Tudo começou seis mil anos atrás. Vocês compreenderam? Podia ser o Boca Juniors, o River Plate, o Palmeiras ou outro, mas estava descrito nos hieróglifos das pirâmides de Quéops que neste ano o Fluminense seria o maior da América e que o gol sairia de um chute com a força de um foguete, a direção de uma flecha e a alegria de um moleque que solta pipa num domingo de sol. Tão moleque que quando o repórter lhe perguntou se sabia proibido passear sentimentos ternos ou desesperados nesse museu do pardo indiferente, nosso herói só soube confessar que sabia sim, mas que aquele gol não só dele, era daquela gente, aquela massa de tricolores que havia saído de casa para vê-lo jogar.
Ah, dirão os idiotas da objetividade, a regra é clara: é proibido comemorar com a torcida! Pois se é assim, pior para a regra. A alegria de John Kennedy não cabe nos livros de regra, como a dos passarinhos não cabe numa gaiola.
Amigos, em futebol, nunca houve uma vitória improvisada. Tem sido assim através dos tempos.
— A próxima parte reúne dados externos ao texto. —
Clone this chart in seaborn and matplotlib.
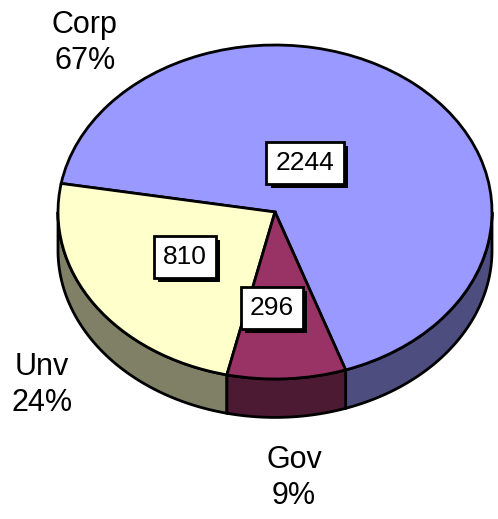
import matplotlib
matplotlib.use("Agg")
import matplotlib.pyplot as plt
import matplotlib.patheffects as pe
import numpy as np
import seaborn as sns

# data
categories = ["Corp", "Unv", "Gov"]
values = [2244, 810, 296]
pct_labels = ["67%", "24%", "9%"]

top_colors = ["#9999ff", "#ffffcc", "#993366"]
side_colors = ["#4d4d80", "#808066", "#4d1a33"]

# layout (pixel -> data: x=(px-275)/217, y=(212-py)/167)
value_pos = [(0.138, 0.293), (-0.415, -0.27), (-0.014, -0.575)]
name_pos = [(-0.876, 1.01), (-1.074, -1.036), (0.088, -1.593)]
depth = 0.23

sns.set_theme(style="white")
plt.rcParams["font.family"] = ["Liberation Sans", "DejaVu Sans"]
plt.rcParams["text.color"] = "black"

fig = plt.figure(figsize=(4.98, 5.19), dpi=100)
ax = fig.add_axes([0, 0, 1, 1])

wedges, _ = ax.pie(
    values,
    colors=top_colors,
    startangle=-71,
    counterclock=True,
    wedgeprops=dict(edgecolor="black", linewidth=2),
)
for w in wedges:
    w.set_zorder(3)

# side walls of the 3D pie (front half only)
for w, col in zip(wedges, side_colors):
    s, e = w.theta1, w.theta2
    for k in range(-1, 3):
        lo = max(s, 180 + 360 * k)
        hi = min(e, 360 + 360 * k)
        if hi <= lo:
            continue
        t = np.radians(np.linspace(lo, hi, 80))
        xs = np.concatenate([np.cos(t), np.cos(t[::-1])])
        ys = np.concatenate([np.sin(t), np.sin(t[::-1]) - depth])
        ax.fill(xs, ys, facecolor=col, edgecolor="black", linewidth=2, zorder=2)

# value boxes
for (x, y), v in zip(value_pos, values):
    t = ax.text(x, y, str(v), fontsize=19, ha="center", va="center", zorder=5,
                color="black",
                bbox=dict(boxstyle="square,pad=0.35", facecolor="white",
                          edgecolor="black", linewidth=2))
    t.get_bbox_patch().set_path_effects([
        pe.SimplePatchShadow(offset=(3, -3), shadow_rgbFace="black", alpha=1),
        pe.Normal(),
    ])

# category labels
for (x, y), name, pct in zip(name_pos, categories, pct_labels):
    ax.text(x, y, f"{name}\n{pct}", fontsize=22, ha="center", va="center",
            linespacing=1.25, zorder=5, color="black")

ax.set_aspect("auto")
ax.set_xlim(-275 / 217, 223 / 217)
ax.set_ylim(-307 / 167, 212 / 167)
ax.axis("off")

fig.savefig("out.png", dpi=100, facecolor="white")
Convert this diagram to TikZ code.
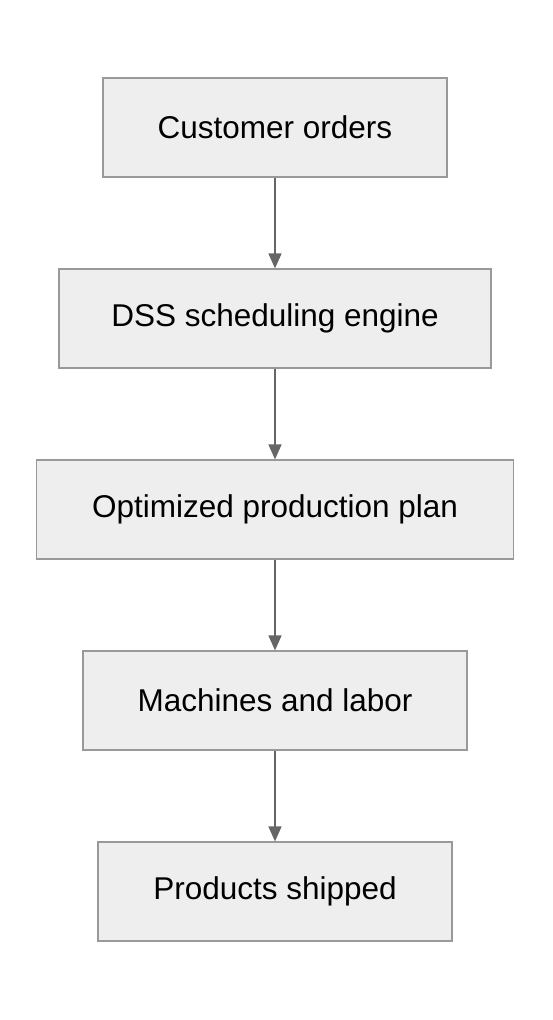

Mas a vitória deste sábado marcado na eternidade só podia ser obra de um épico de um Cecil B. DeMille, a redenção dos destinos de homens condenados ao esquecimento. Vejam Cano, esse argentino que toca a bola para o fundo das redes com a simplicidade de quem chupa um Chicabon na praia de Copacabana, escorraçado do Vasco por ter perdido um pênalti depois de ter feito 43 gols. Ou Fábio, o goleiro que atravessa a pequena área como César cruzou o Rubicão, defenestrado pelo Cruzeiro sob a ingratidão que só os mesquinhos são capazes. Felipe Mello, de quem se fala que onde pisa a grama tem medo de renascer, dispensado do Palmeiras. Marcelo, nosso menino de Xerém, exilado numa ilha grega como Filoctetes. Todos enterrados vivos pelos lorpas e pascácios, que seriam capazes de achar que os irmãos Karamazov eram laterais de um time russo.
Mas esses náufragos agarrados em pedaços de barricas de esperança jogadas ao mar precisavam de um capitão e desde Ahab nunca houve um como Fernando Diniz. Era um morto-vivo que circulava pelos clubes amaldiçoado por — pecado mortal, meus amigos, — não ter um título! Ah, como eles se compraziam a cada derrota de Diniz: “tá vendo”, diziam os aparvalhados, “joga bonito como nunca e perde como sempre”. E a saliva dos tarados por cinco volantes escorria pelo canto da boca enquanto falavam. Para os papalvos, Diniz ouvia as estrelas e havia perdido o senso.
O destino quis que o predestinado de Xerém, os náufragos condenados ao esquecimento e o técnico que distraído pisava nos astros se encontrassem no Fluminense. Como a tripulação que embarcou no Pequod, os homens de Diniz também caçavam a sua Moby Dick, a taça Libertadores que escorregou pelas mãos em 2008 assombrando os sonhos dos tricolores como um vampiro que suga a alma.
“Um milhão de argentinos vão invadir o Rio”, chorava a grã-fina de narinas de cadáver. “O goleiro do Boca tem pacto com o diabo”, tremia a vizinha gorda e patusca. “Vocês não serão campeões”, decretavam os adversários, com um misto de prazer e medo da nossa alegria. Mas estava escrito mil vezes. Daqui a duzentos anos a cidade dirá, mordida de nostalgia: — “Aquele título!”. Ah, quem não esteve no Estádio Mário Filho não viveu. E o Fluminense fez uma exibição perfeita, irretocável. Lutou com a alma indomável do campeão. Ninguém conquista o título num único dia, numa única tarde. Não. Um título é todo sangue, todo suor e todo lágrimas de um campeonato inteiro. Porque estava escrito.
(Este texto é uma homenagem a Nelson Rodrigues, o maior de todos os tricolores que sempre soube que este título viria).